Team Exercise: Newspaper/Newsletter Re-Design or Project Studio

Saturday, May 14th, 2011

Here is a platform from which we could (a) do the Redesign Challenge (incorporate a new section or reformat an existing section to involve a sustainability theme) or (b) do the Project Studio – something that the students could go back to their home school/university and publish. Remember that we want to make this more than an exercise – we want to have feasibility, efficacy and a solid chance at survival (ie, sustainable).

For the Redesign Challenge, students could perhaps take apart a newspaper or newsletter and put it back together in
a format they think would work better. They would also be challenged to incorporate a section with a sustainability theme. For the Project Studio, a student team could assign roles of a typical newsletter/newspaper staff and put together or redesign or create a new section for a newsletter/newspaper.

Most students should be familiar with what roles are involved in a newsletter or newspaper team, but here are a few:

(1) Editors (Chief, Managing, Section, Copy, Creative)
(2) Writers/Reporters (content creators?)
(3) Graphic & Layout Designers
(4) Advertising Executive
(5) Budget/Finance Executive
(6) Printing/Publishing Executive
(7) Distribution
(8) Technology Lead

Ideas: Brainstorming in the Other Person’s Shoes

Saturday, May 14th, 2011

Could you get useful results from brainstorming from the perspective of a person who you have little knowledge about how he or she operates/functions?
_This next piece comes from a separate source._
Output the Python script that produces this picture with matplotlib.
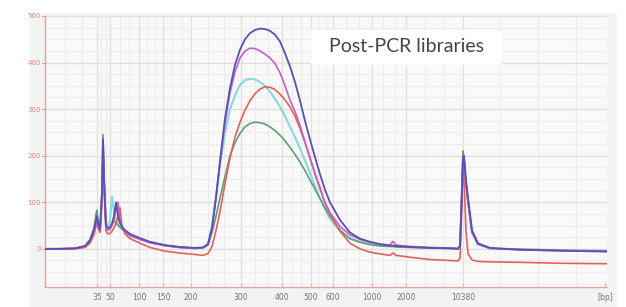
import numpy as np
import matplotlib
matplotlib.use("Agg")
import matplotlib.pyplot as plt
from matplotlib.patches import Rectangle

# migration time (s) of the sampled points
t = [40.0, 41.88, 43.75, 45.0, 45.62, 46.12, 46.38, 46.5, 46.62, 46.88,
     47.12, 47.25, 47.38, 47.62, 47.88, 48.12, 48.38, 48.62, 48.88, 49.12,
     49.38, 49.62, 50.0, 50.62, 51.88, 53.12, 55.0, 56.88, 58.75, 59.75,
     60.38, 60.88, 61.38, 61.88, 62.5, 63.12, 63.75, 64.38, 65.0, 65.62,
     66.25, 66.88, 67.5, 68.12, 68.75, 69.38, 70.0, 70.62, 71.25, 71.88,
     72.5, 73.12, 73.75, 74.38, 75.0, 75.62, 76.88, 78.12, 79.38, 80.62,
     81.88, 83.12, 83.5, 83.88, 85.62, 88.12, 90.62, 91.62, 91.88, 92.12,
     92.25, 92.38, 92.62, 92.88, 93.38, 94.12, 95.62, 99.38, 104.38, 110.25]

blue = [0, 0, 1, 6, 18, 40, 62, 70, 55, 42,
        120, 235, 150, 50, 45, 46, 55, 70, 100, 70,
        55, 48, 40, 32, 23, 15, 8, 4, 2, 3,
        10, 45, 110, 190, 280, 345, 395, 428, 450, 463,
        470, 473, 472, 468, 460, 445, 420, 392, 358, 318,
        275, 235, 197, 160, 127, 100, 62, 35, 22, 15,
        10, 7, 7, 6, 4, 2, 1, 0, 5, 120,
        195, 200, 150, 110, 40, 12, 2, -2, -4, -6]

magenta = [0, 0, 1, 5, 16, 35, 55, 62, 50, 40,
           110, 230, 145, 45, 40, 42, 50, 65, 85, 100,
           65, 45, 36, 28, 20, 13, 7, 3, 1, 2,
           10, 45, 110, 185, 270, 335, 380, 410, 425, 431,
           430, 425, 418, 410, 398, 378, 350, 320, 295, 265,
           230, 195, 160, 128, 100, 78, 48, 30, 20, 14,
           10, 8, 16, 8, 5, 3, 2, 1, 8, 130,
           200, 195, 140, 100, 35, 10, 1, -2, -4, -5]

cyan = [0, 0, 1, 5, 15, 35, 55, 65, 52, 42,
        110, 225, 140, 55, 50, 60, 112, 80, 60, 55,
        50, 44, 38, 30, 21, 14, 7, 3, 1, 2,
        12, 50, 115, 180, 250, 300, 330, 352, 362, 365,
        364, 358, 350, 338, 322, 305, 285, 262, 240, 215,
        190, 163, 135, 108, 85, 65, 38, 22, 15, 11,
        8, 6, 6, 5, 4, 2, 1, 0, 6, 125,
        195, 190, 140, 100, 35, 10, 1, -1, -3, -4]

red = [0, 0, 0, 3, 12, 30, 50, 58, 45, 35,
       100, 220, 140, 38, 32, 33, 38, 45, 55, 70,
       88, 50, 32, 22, 12, 3, -5, -9, -12, -14,
       -10, 5, 40, 80, 140, 195, 240, 272, 298, 318,
       333, 343, 348, 347, 342, 332, 320, 305, 285, 258,
       228, 195, 162, 132, 98, 75, 38, 12, 0, -7,
       -11, -14, -9, -14, -18, -23, -25, -26, -20, 100,
       190, 150, 40, -10, -24, -27, -28, -29, -31, -32]

green = [0, 0, 1, 6, 20, 45, 75, 83, 60, 45,
         125, 245, 155, 50, 42, 44, 52, 60, 55, 50,
         46, 42, 37, 30, 21, 14, 7, 3, 1, 2,
         8, 35, 70, 110, 155, 200, 228, 248, 262, 269,
         272, 271, 268, 262, 254, 244, 232, 218, 203, 186,
         168, 148, 128, 108, 88, 70, 40, 22, 14, 9,
         6, 5, 5, 4, 3, 2, 1, 0, 6, 130,
         210, 190, 140, 100, 35, 10, 1, -1, -3, -5]

# ladder sizes and their migration times
tick_pos = [46.5, 48.12, 51.75, 54.75, 58.25, 64.5, 69.62, 73.25, 76.0,
            80.88, 85.12, 92.25, 110.0]
tick_lab = ['35', '50', '100', '150', '200', '300', '400', '500', '600',
            '1000', '2000', '10380', '[bp]']

fig = plt.figure(figsize=(6.26, 3.07), dpi=100)
fig.patches.append(Rectangle((0.048, 0.0), 0.938, 0.958, transform=fig.transFigure,
                             facecolor='#f3f3f3', edgecolor='none', zorder=-10))

ax = fig.add_axes([0.0719, 0.0651, 0.8977, 0.8828])
ax.set_facecolor('#f9f9f9')

# grid
minor_x = []
for a, b in zip(tick_pos[:-2], tick_pos[1:-1]):
    minor_x += list(np.linspace(a, b, 4)[1:-1])
minor_x += [42.5, 44.6, 96.9, 101.6, 106.4]
for xv in minor_x:
    ax.axvline(xv, color='#ecebeb', lw=0.8, zorder=1)
for xv in tick_pos[:-1]:
    ax.axvline(xv, color='#e3dfdf', lw=0.9, zorder=1)
for yv in np.arange(-75, 500, 25):
    ax.axhline(yv, color='#eeebeb', lw=0.8, zorder=1)
for yv in range(0, 501, 100):
    ax.axhline(yv, color='#e6dcdc', lw=0.9, zorder=1)

ax.plot(t, cyan, color='#86d8e2', lw=1.5, zorder=3)
ax.plot(t, green, color='#5f9f72', lw=1.2, zorder=3)
ax.plot(t, red, color='#e0625e', lw=1.2, zorder=4)
ax.plot(t, magenta, color='#c362c4', lw=1.2, zorder=4)
ax.plot(t, blue, color='#5b4fb3', lw=1.3, zorder=5)

ax.set_xlim(40, 110.25)
ax.set_ylim(-82, 500)

ax.set_yticks(range(0, 501, 100))
ax.tick_params(axis='y', colors='#e98585', labelsize=5, length=2, width=0.8, pad=1)
ax.set_xticks(tick_pos)
ax.set_xticklabels(tick_lab)
ax.tick_params(axis='x', colors='#e8a6a6', labelcolor='#777777', labelsize=5.5,
               length=3, width=0.6, direction='in', pad=4)

for s in ['top', 'right']:
    ax.spines[s].set_visible(False)
for s in ['left', 'bottom']:
    ax.spines[s].set_color('#eba0a0')
    ax.spines[s].set_linewidth(1.0)

# label box
fig.patches.append(Rectangle((311 / 626, 1 - 65 / 307), 191 / 626, 35 / 307,
                             transform=fig.transFigure, facecolor='white',
                             edgecolor='none', zorder=6))
fig.text(329 / 626, 1 - 47 / 307, 'Post-PCR libraries', family=['Lato', 'DejaVu Sans'],
         fontsize=14, color='#444444', va='center', ha='left', zorder=7)

fig.savefig('out.png', dpi=100)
Certainly, we could expect to get a lot of useless or unfeasible ideas (especially if empathy is not a strong point) but if we remember that we are searching for a needle (idea) in a haystack type of idea, and that the centered perspective may be clouded or limited, why not consider the outside resources (if it is available)?
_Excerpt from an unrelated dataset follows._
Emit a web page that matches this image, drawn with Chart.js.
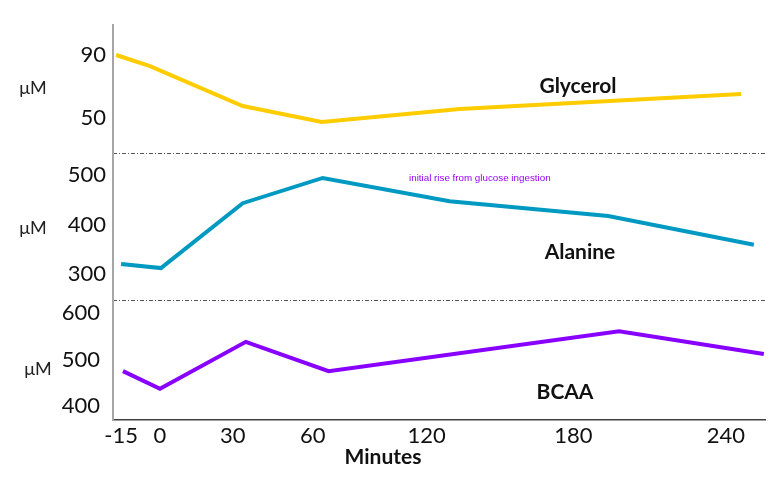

For example, could a student (youth) put themselves in the mindset of a teacher or school administrator and come up with a program that would be feasible, efficacious and a good fit from the latter point of view? Would consideration of an idea from this alternate perspective limit the creativity? Or would it better the chances of an idea becoming approved?

In the real product world, a product is often developed and tested by very familiar minds who quickly cannot perceive the flaws. It might take someone completely unacquainted with a product to reveal the problems.